-- BEGIN Records supplied --

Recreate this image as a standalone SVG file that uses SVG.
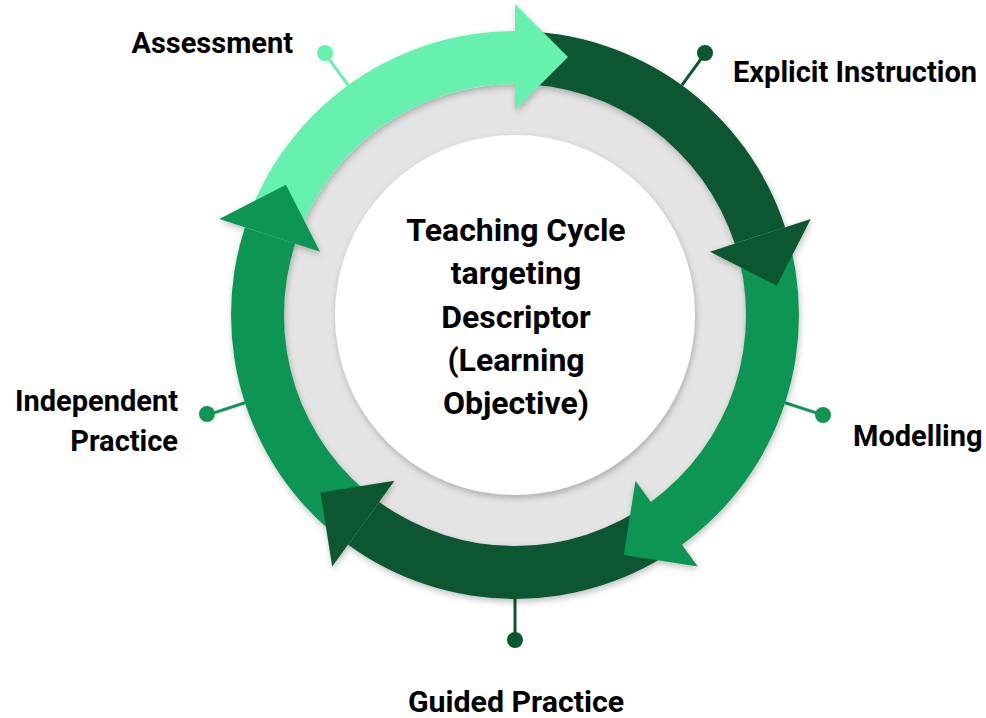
<svg xmlns="http://www.w3.org/2000/svg" width="986" height="718" viewBox="0 0 986 718">
<defs>
<style>
.lbl{font-family:Roboto,"Liberation Sans",Arial,sans-serif;font-weight:700;font-size:29px;fill:#000}
.ctr{font-family:Roboto,"Liberation Sans",Arial,sans-serif;font-weight:700;font-size:32px;fill:#000;text-anchor:middle}
.light{fill:#66F2AE}
.mid{fill:#109652}
.dark{fill:#0A5730}
.ldr{stroke-width:3;fill:none}
</style>
<filter id="sh" x="-10%" y="-10%" width="120%" height="120%">
<feDropShadow dx="1" dy="3" stdDeviation="3" flood-color="#000" flood-opacity="0.25"/>
</filter>
</defs>
<rect width="986" height="718" fill="#fff"/>

<g id="connectors">
<line class="ldr" x1="681.93" y1="85.24" x2="705.44" y2="52.88" stroke="#0A5730"/>
<circle cx="705" cy="53" r="8" class="dark"/>
<line class="ldr" x1="785.10" y1="402.76" x2="823.14" y2="415.12" stroke="#109652"/>
<circle cx="823" cy="415" r="8" class="mid"/>
<line class="ldr" x1="515" y1="599" x2="515" y2="640" stroke="#0A5730"/>
<circle cx="515" cy="640" r="8" class="dark"/>
<line class="ldr" x1="244.90" y1="402.76" x2="206.86" y2="415.12" stroke="#109652"/>
<circle cx="207" cy="414" r="8" class="mid"/>
<line class="ldr" x1="348.07" y1="85.24" x2="324.56" y2="52.88" stroke="#66F2AE"/>
<circle cx="325" cy="53" r="8" class="light"/>
</g>

<g id="hub">
<circle cx="515" cy="315" r="231" fill="#E4E4E4"/>
<circle cx="515" cy="315" r="180" fill="#fff" filter="url(#sh)"/>
<text class="ctr" x="516" y="241">Teaching Cycle</text>
<text class="ctr" x="516" y="284">targeting</text>
<text class="ctr" x="516" y="328">Descriptor</text>
<text class="ctr" x="516" y="371">(Learning</text>
<text class="ctr" x="516" y="414">Objective)</text>
</g>

<g id="ring" filter="url(#sh)">
<g id="explicit-instruction">
<path class="dark" d="M515,31 A284,284 0 0 1 785.10,227.24 L734.69,243.62 A231,231 0 0 0 515,84 Z"/>
</g>
<g id="modelling">
<path class="mid" d="M785.10,227.24 A284,284 0 0 1 681.93,544.76 L650.78,501.88 A231,231 0 0 0 734.69,243.62 Z"/>
</g>
<g id="guided-practice">
<path class="dark" d="M681.93,544.76 A284,284 0 0 1 348.07,544.76 L379.22,501.88 A231,231 0 0 0 650.78,501.88 Z"/>
</g>
<g id="independent-practice">
<path class="mid" d="M348.07,544.76 A284,284 0 0 1 244.90,227.24 L295.31,243.62 A231,231 0 0 0 379.22,501.88 Z"/>
</g>
<g id="assessment">
<path class="light" d="M244.90,227.24 A284,284 0 0 1 515,31 L515,84 A231,231 0 0 0 295.31,243.62 Z"/>
</g>
<g id="arrowheads">
<polygon class="light" points="515,4 568,57 515,110"/>
<polygon class="dark" points="810.78,218.90 776.75,285.68 709.97,251.65"/>
<polygon class="mid" points="697.80,566.60 623.77,554.88 635.50,480.85"/>
<polygon class="dark" points="332.20,566.60 320.47,492.58 394.50,480.85"/>
<polygon class="mid" points="219.22,218.90 286.01,184.86 320.03,251.65"/>
</g>
</g>

<g id="labels">
<text class="lbl" x="293" y="53" text-anchor="end">Assessment</text>
<text class="lbl" x="733" y="82">Explicit Instruction</text>
<text class="lbl" x="853" y="446">Modelling</text>
<text class="lbl" x="516" y="712" text-anchor="middle" style="font-size:30.3px">Guided Practice</text>
<text class="lbl" x="178" y="411" text-anchor="end">Independent</text>
<text class="lbl" x="178" y="451" text-anchor="end">Practice</text>
</g>
</svg>
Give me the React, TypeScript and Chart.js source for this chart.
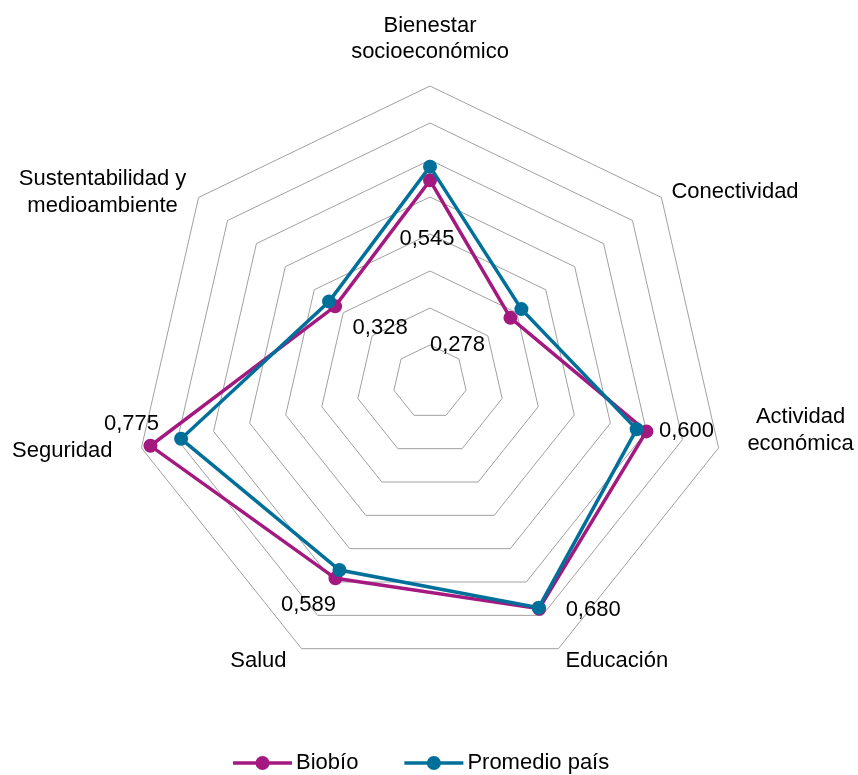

-- END Records supplied --

**Brief**
Transcribe the records above exactly, omitting every picture they contain.

**Exercise result**
Recreate this image as a standalone SVG file that uses SVG.
<svg xmlns="http://www.w3.org/2000/svg" width="986" height="718" viewBox="0 0 986 718">
<defs>
<style>
.lbl{font-family:Roboto,"Liberation Sans",Arial,sans-serif;font-weight:700;font-size:29px;fill:#000}
.ctr{font-family:Roboto,"Liberation Sans",Arial,sans-serif;font-weight:700;font-size:32px;fill:#000;text-anchor:middle}
.light{fill:#66F2AE}
.mid{fill:#109652}
.dark{fill:#0A5730}
.ldr{stroke-width:3;fill:none}
</style>
<filter id="sh" x="-10%" y="-10%" width="120%" height="120%">
<feDropShadow dx="1" dy="3" stdDeviation="3" flood-color="#000" flood-opacity="0.25"/>
</filter>
</defs>
<rect width="986" height="718" fill="#fff"/>

<g id="connectors">
<line class="ldr" x1="681.93" y1="85.24" x2="705.44" y2="52.88" stroke="#0A5730"/>
<circle cx="705" cy="53" r="8" class="dark"/>
<line class="ldr" x1="785.10" y1="402.76" x2="823.14" y2="415.12" stroke="#109652"/>
<circle cx="823" cy="415" r="8" class="mid"/>
<line class="ldr" x1="515" y1="599" x2="515" y2="640" stroke="#0A5730"/>
<circle cx="515" cy="640" r="8" class="dark"/>
<line class="ldr" x1="244.90" y1="402.76" x2="206.86" y2="415.12" stroke="#109652"/>
<circle cx="207" cy="414" r="8" class="mid"/>
<line class="ldr" x1="348.07" y1="85.24" x2="324.56" y2="52.88" stroke="#66F2AE"/>
<circle cx="325" cy="53" r="8" class="light"/>
</g>

<g id="hub">
<circle cx="515" cy="315" r="231" fill="#E4E4E4"/>
<circle cx="515" cy="315" r="180" fill="#fff" filter="url(#sh)"/>
<text class="ctr" x="516" y="241">Teaching Cycle</text>
<text class="ctr" x="516" y="284">targeting</text>
<text class="ctr" x="516" y="328">Descriptor</text>
<text class="ctr" x="516" y="371">(Learning</text>
<text class="ctr" x="516" y="414">Objective)</text>
</g>

<g id="ring" filter="url(#sh)">
<g id="explicit-instruction">
<path class="dark" d="M515,31 A284,284 0 0 1 785.10,227.24 L734.69,243.62 A231,231 0 0 0 515,84 Z"/>
</g>
<g id="modelling">
<path class="mid" d="M785.10,227.24 A284,284 0 0 1 681.93,544.76 L650.78,501.88 A231,231 0 0 0 734.69,243.62 Z"/>
</g>
<g id="guided-practice">
<path class="dark" d="M681.93,544.76 A284,284 0 0 1 348.07,544.76 L379.22,501.88 A231,231 0 0 0 650.78,501.88 Z"/>
</g>
<g id="independent-practice">
<path class="mid" d="M348.07,544.76 A284,284 0 0 1 244.90,227.24 L295.31,243.62 A231,231 0 0 0 379.22,501.88 Z"/>
</g>
<g id="assessment">
<path class="light" d="M244.90,227.24 A284,284 0 0 1 515,31 L515,84 A231,231 0 0 0 295.31,243.62 Z"/>
</g>
<g id="arrowheads">
<polygon class="light" points="515,4 568,57 515,110"/>
<polygon class="dark" points="810.78,218.90 776.75,285.68 709.97,251.65"/>
<polygon class="mid" points="697.80,566.60 623.77,554.88 635.50,480.85"/>
<polygon class="dark" points="332.20,566.60 320.47,492.58 394.50,480.85"/>
<polygon class="mid" points="219.22,218.90 286.01,184.86 320.03,251.65"/>
</g>
</g>

<g id="labels">
<text class="lbl" x="293" y="53" text-anchor="end">Assessment</text>
<text class="lbl" x="733" y="82">Explicit Instruction</text>
<text class="lbl" x="853" y="446">Modelling</text>
<text class="lbl" x="516" y="712" text-anchor="middle" style="font-size:30.3px">Guided Practice</text>
<text class="lbl" x="178" y="411" text-anchor="end">Independent</text>
<text class="lbl" x="178" y="451" text-anchor="end">Practice</text>
</g>
</svg>
Give me the React, TypeScript and Chart.js source for this chart.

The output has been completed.